UNITED NATIONS -- The United States vetoed an Arab-backed U.N. resolution Tuesday demanding that Israel halt threats to expel Palestinian leader Yasser Arafat from the West Bank, because it did not contain a condemnation of terrorist groups such as Hamas.
Eleven of the 15 Security Council nations voted in favor of the resolution, while Britain, Germany and Bulgaria abstained.
Syria, the only Arab nation on the Security Council, had been pressing for a vote since last week's decision by Israel's security Cabinet to "remove" Arafat in a manner and time to be decided.
At a council meeting Monday, virtually all the more than 40 speakers condemned Israel's threats against Arafat.
U.S. Deputy Ambassador James Cunningham informed the council Tuesday morning that the United States would veto the latest draft. The council put off a vote for several hours, and some council members expressed hope that a compromise could be found -- but none was offered.
Immediately after the vote, America's U.N. Ambassador John Negroponte reiterated that the United States doesn't support the elimination or forced exile of Arafat and believes that his diplomatic isolation is the best course.
He said the United States was forced to use its veto because the resolution failed to name groups such as Hamas and the Al-Aqsa Martyrs Brigade, which has claimed credit for numerous suicide bombings and other attacks against Israelis.
"The Palestinian Authority must take action to remove the threat of terrorist groups," Negroponte said.
Israel blames Arafat for sabotaging the peace process.
Cunningham said he told council members that the latest text was unacceptable because it would not promote the peace plan known as the "road map," which is backed by the United States, the United Nations, the European Union and Russia.
Britain, which holds the council presidency this month, proposed amendments on Monday dealing with implementation of the "road map," but Syria rejected them.

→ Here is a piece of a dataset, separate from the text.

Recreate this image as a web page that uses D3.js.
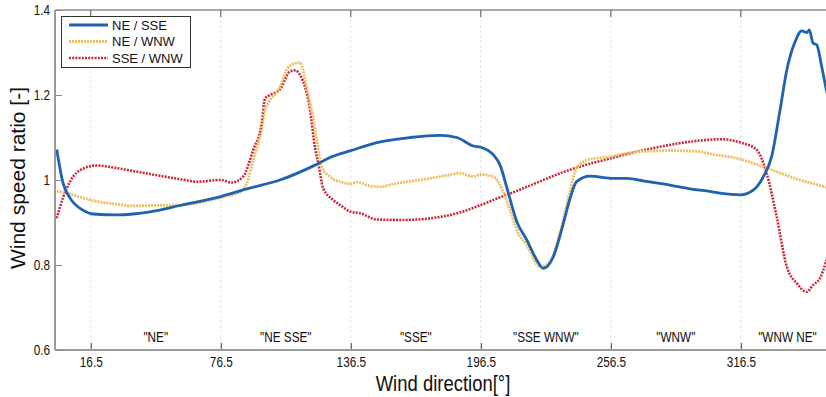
<!DOCTYPE html>
<html><head><meta charset="utf-8">
<script src="https://cdn.jsdelivr.net/npm/d3@7"></script>
<style>
body{margin:0;background:#fff;}
svg{display:block;}
</style></head>
<body>
<svg id="c" width="826" height="397"></svg>
<script>
// ---- data ----
const xTicks = [16.5, 76.5, 136.5, 196.5, 256.5, 316.5];
const yTicks = [0.6, 0.8, 1.0, 1.2, 1.4];
const yTickLabels = ["0.6", "0.8", "1", "1.2", "1.4"];
const sectorLabels = ['"NE"', '"NE SSE"', '"SSE"', '"SSE WNW"', '"WNW"', '"WNW NE"'];
const sectorPos = [46.5, 106.5, 166.5, 226.5, 286.5, 338];
const seriesNames = ["NE / SSE", "NE / WNW", "SSE / WNW"];

const dirNeSse = [0.8,3.7,6.9,12.9,17.5,28.6,36,43.8,57.7,76.5,88.5,103.8,120,126.9,136.5,148.5,163.8,177.7,185.4,193,196.5,202.3,205.4,208.4,213.1,217.7,222.3,225.3,230,234.6,237.7,240.7,246.9,256.4,263.8,271.5,283.8,293,300,306.9,316.4,322.2,326.9,330.7,334.6,337.7,341.5,344.6,346.9,348.1,349.8,351.5,353.8,355.8,357];
const valNeSse = [1.072,0.993,0.958,0.929,0.92,0.918,0.92,0.925,0.94,0.961,0.979,1.0,1.035,1.053,1.069,1.088,1.1,1.105,1.1,1.08,1.077,1.059,1.035,0.984,0.902,0.859,0.812,0.792,0.82,0.898,0.957,0.996,1.009,1.004,1.004,0.998,0.988,0.979,0.975,0.969,0.965,0.976,1.008,1.055,1.165,1.259,1.325,1.351,1.347,1.353,1.322,1.318,1.267,1.216,1.19];

const dirNeWnw = [0.8,6.9,12.9,20,28.6,36,43.8,57.7,76.5,85.4,88.5,91.5,94.6,96.9,98.3,103.8,106.9,109.8,113.1,114.4,116.8,118,119.1,120.8,123.1,126.9,133,136.5,139.2,145.4,150,157.7,168.4,180,186.9,193,196.5,202.3,205.4,210,213.1,217.7,223.8,228.4,233,237.7,240.7,246.9,256.4,268.4,283.8,297.6,300,316.4,328.4,343.8,355.8,357];
const valNeWnw = [0.974,0.967,0.958,0.949,0.943,0.939,0.94,0.941,0.959,0.972,0.992,1.047,1.102,1.165,1.18,1.219,1.259,1.273,1.276,1.26,1.2,1.175,1.15,1.094,1.031,1.008,0.994,0.991,0.995,0.986,0.984,0.992,1.0,1.01,1.016,1.008,1.013,1.008,0.988,0.929,0.882,0.847,0.796,0.808,0.875,0.975,1.028,1.049,1.055,1.066,1.069,1.067,1.064,1.049,1.028,1.0,0.983,0.981];

const dirSseWnw = [0.8,3.8,6.9,13.1,19.2,28.5,36.1,43.8,57.7,65.5,76.5,81.5,86.8,91.5,95.4,96.9,99.2,103.8,108.4,110.8,113.1,115.4,117.7,120,121.5,123.8,128.4,133,136.5,140.7,148.5,160.7,180,208.4,240,256.4,276.1,300,306.9,316.4,323.8,328.4,333,337.7,342.3,346.9,349.8,353,355.8,357];
const valSseWnw = [0.91,0.96,0.996,1.027,1.034,1.028,1.021,1.014,1.002,0.996,1.0,0.994,1.008,1.071,1.133,1.192,1.2,1.213,1.255,1.258,1.247,1.219,1.165,1.075,1.039,0.98,0.953,0.936,0.925,0.922,0.907,0.906,0.915,0.965,1.028,1.051,1.075,1.094,1.096,1.088,1.071,1.016,0.914,0.796,0.757,0.737,0.753,0.769,0.808,0.83];

// ---- layout ----
const svg = d3.select("#c");
const L = 55, T = 10, B = 350;
const x = d3.scaleLinear().domain([0, 360]).range([L, L + 360 * 2.167]);
const y = d3.scaleLinear().domain([0.6, 1.4]).range([B, T]);
const W = 826;

const fontR = "'Liberation Sans',Arial,sans-serif";
const narrow = "scale(0.84,1)";

// grid
svg.append("g").selectAll("line").data(xTicks).join("line")
  .attr("x1", d => x(d)).attr("x2", d => x(d))
  .attr("y1", T).attr("y2", B)
  .attr("stroke", "#e3e3e3").attr("stroke-width", 1)
  .attr("stroke-dasharray", "3,2");

// clip
svg.append("clipPath").attr("id", "clip").append("rect")
  .attr("x", L).attr("y", T).attr("width", W - L).attr("height", B - T);

const series = [
  {name: seriesNames[0], dir: dirNeSse, val: valNeSse, color: "#1f62ae", w: 2.8, dash: null},
  {name: seriesNames[1], dir: dirNeWnw, val: valNeWnw, color: "#eebd5e", w: 2.8, dash: "2,1"},
  {name: seriesNames[2], dir: dirSseWnw, val: valSseWnw, color: "#c92a3a", w: 2.6, dash: "2,1.2"}
];

const line = d3.line().x(d => x(d[0])).y(d => y(d[1])).curve(d3.curveMonotoneX);
const gLines = svg.append("g").attr("clip-path", "url(#clip)");
[series[2], series[1], series[0]].forEach(s => {
  const pts = s.dir.map((d, i) => [d, s.val[i]]);
  gLines.append("path").datum(pts)
    .attr("d", line).attr("fill", "none")
    .attr("stroke", s.color).attr("stroke-width", s.w)
    .attr("stroke-dasharray", s.dash);
});

// top border
svg.append("line").attr("x1", L).attr("x2", W).attr("y1", T).attr("y2", T)
  .attr("stroke", "#555").attr("stroke-width", 1.2);
svg.append("g").selectAll("line").data(xTicks).join("line")
  .attr("x1", d => x(d)).attr("x2", d => x(d)).attr("y1", T).attr("y2", T + 7)
  .attr("stroke", "#555").attr("stroke-width", 1);

// x axis
const xAxis = d3.axisBottom(x).tickValues(xTicks).tickFormat(d => d).tickSizeInner(-7).tickSizeOuter(0).tickPadding(7);
const gx = svg.append("g").attr("transform", `translate(0,${B})`).call(xAxis);
gx.select(".domain").remove();
gx.append("line").attr("x1", L).attr("x2", W).attr("y1", 0).attr("y2", 0)
  .attr("stroke", "#9a9a9a").attr("stroke-width", 2);
gx.selectAll(".tick line").attr("stroke", "#444");
gx.selectAll(".tick text").attr("fill", "#111").style("font-family", fontR).style("font-size", "14px")
  .attr("transform", narrow);

// y axis
const yAxis = d3.axisLeft(y).tickValues(yTicks).tickFormat((d, i) => yTickLabels[i]).tickSizeInner(-7).tickSizeOuter(0).tickPadding(6);
const gy = svg.append("g").attr("transform", `translate(${L},0)`).call(yAxis);
gy.select(".domain").remove();
gy.append("line").attr("x1", 0).attr("x2", 0).attr("y1", T).attr("y2", B)
  .attr("stroke", "#9a9a9a").attr("stroke-width", 2);
gy.selectAll(".tick line").attr("stroke", "#888");
gy.selectAll(".tick text").attr("fill", "#111").style("font-family", fontR).style("font-size", "14px")
  .attr("transform", narrow);

// sector labels
svg.append("g").selectAll("g").data(sectorLabels).join("g")
  .attr("transform", (d, i) => `translate(${x(sectorPos[i])},342)`)
  .append("text").attr("transform", narrow)
  .attr("text-anchor", "middle").style("font-family", fontR).style("font-size", "14px")
  .attr("fill", "#111").text(d => d);

// axis titles
svg.append("g").attr("transform", "translate(443,391)")
  .append("text").attr("transform", narrow).attr("text-anchor", "middle")
  .style("font-family", fontR).style("font-size", "22px").attr("fill", "#111")
  .text("Wind direction[°]");
svg.append("text").attr("transform", "translate(25,178) rotate(-90)").attr("text-anchor", "middle")
  .style("font-family", fontR).style("font-size", "21px").attr("fill", "#111")
  .text("Wind speed ratio [-]");

// legend
const lg = svg.append("g");
lg.append("rect").attr("x", 61.5).attr("y", 16.5).attr("width", 129).attr("height", 51)
  .attr("fill", "#fff").attr("stroke", "#333").attr("stroke-width", 1);
series.forEach((s, i) => {
  const yy = 25 + i * 16.5;
  lg.append("line").attr("x1", 69).attr("x2", 108).attr("y1", yy).attr("y2", yy)
    .attr("stroke", s.color).attr("stroke-width", s.w).attr("stroke-dasharray", s.dash);
  lg.append("text").attr("x", 112).attr("y", yy + 4.5).style("font-family", fontR)
    .style("font-size", "13px").attr("fill", "#111").text(s.name);
});
</script>
</body></html>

Syria's U.N. Ambassador Fayssal Mekdad expressed regret at the vote, calling the resolution "highly balanced," and noting that most of the language came from previous resolutions that had been adopted by the Security Council.
"The fact that the U.S. delegation used its veto is something extremely regrettable," he said. "It only complicates a situation in the Middle East that is already very complicated."
Last Friday, the 15 council members -- including the United States -- agreed on a press statement expressing "the view that the removal of chairman Arafat would be unhelpful and should not be implemented."
But Cunningham stressed that a press statement on a single issue was far different from a legally binding Security Council resolution.
"Extracting that one piece of the situation and embedding it in a Security Council resolution that has a lot of other things wrapped around it is a different proposition," he said.
International criticism against Israel mounted after Vice Prime Minister Ehud Olmert said Sunday that killing Arafat was an option, although the foreign minister later backtracked on the remark.
At Monday's council meeting, Israel's U.N. ambassador denounced Arafat as a stumbling block to peace, and said he inspired modern "mega-terrorism."
"Global indiscriminate terrorism is made by Arafat and invented by Arafat," he said.
The rejected draft resolution would have demanded "that Israel, the occupying power, desist from any act of deportation and to cease any threat to the safety of the elected president of the Palestinian Authority."
It would have condemned Israel's targeted assassinations of militant leaders and Palestinian suicide bombings, "all of which caused enormous suffering and many innocent victims." It would also have called for a cessation of "all acts of terrorism, provocation, incitement and destruction."
Nasser Al-Kidwa, the Palestinian U.N. observer, said the United States had lost its credibility to play an honest broker in the Middle East peace process.
The last veto of a Mideast resolution was also by the United States on Dec. 20, 2002 -- an Arab-backed resolution condemning Israel for the killings of three U.N. workers that U.S. officials termed one-sided.
One council diplomat, speaking on condition of anonymity, said a U.S. veto would send the wrong message, especially to the Arab world at a time that the United States already faces seriously problems in Iraq.
Bulgaria's U.N. Ambassador Stefan Tafrov said he abstained because there was no consensus in the council.
"It would be absurd, since we all agree that the expulsion of chairman Arafat would be a bad thing, not to agree on some kind of gesture," he said before the vote. But "a blocked resolution might be worse than no resolution."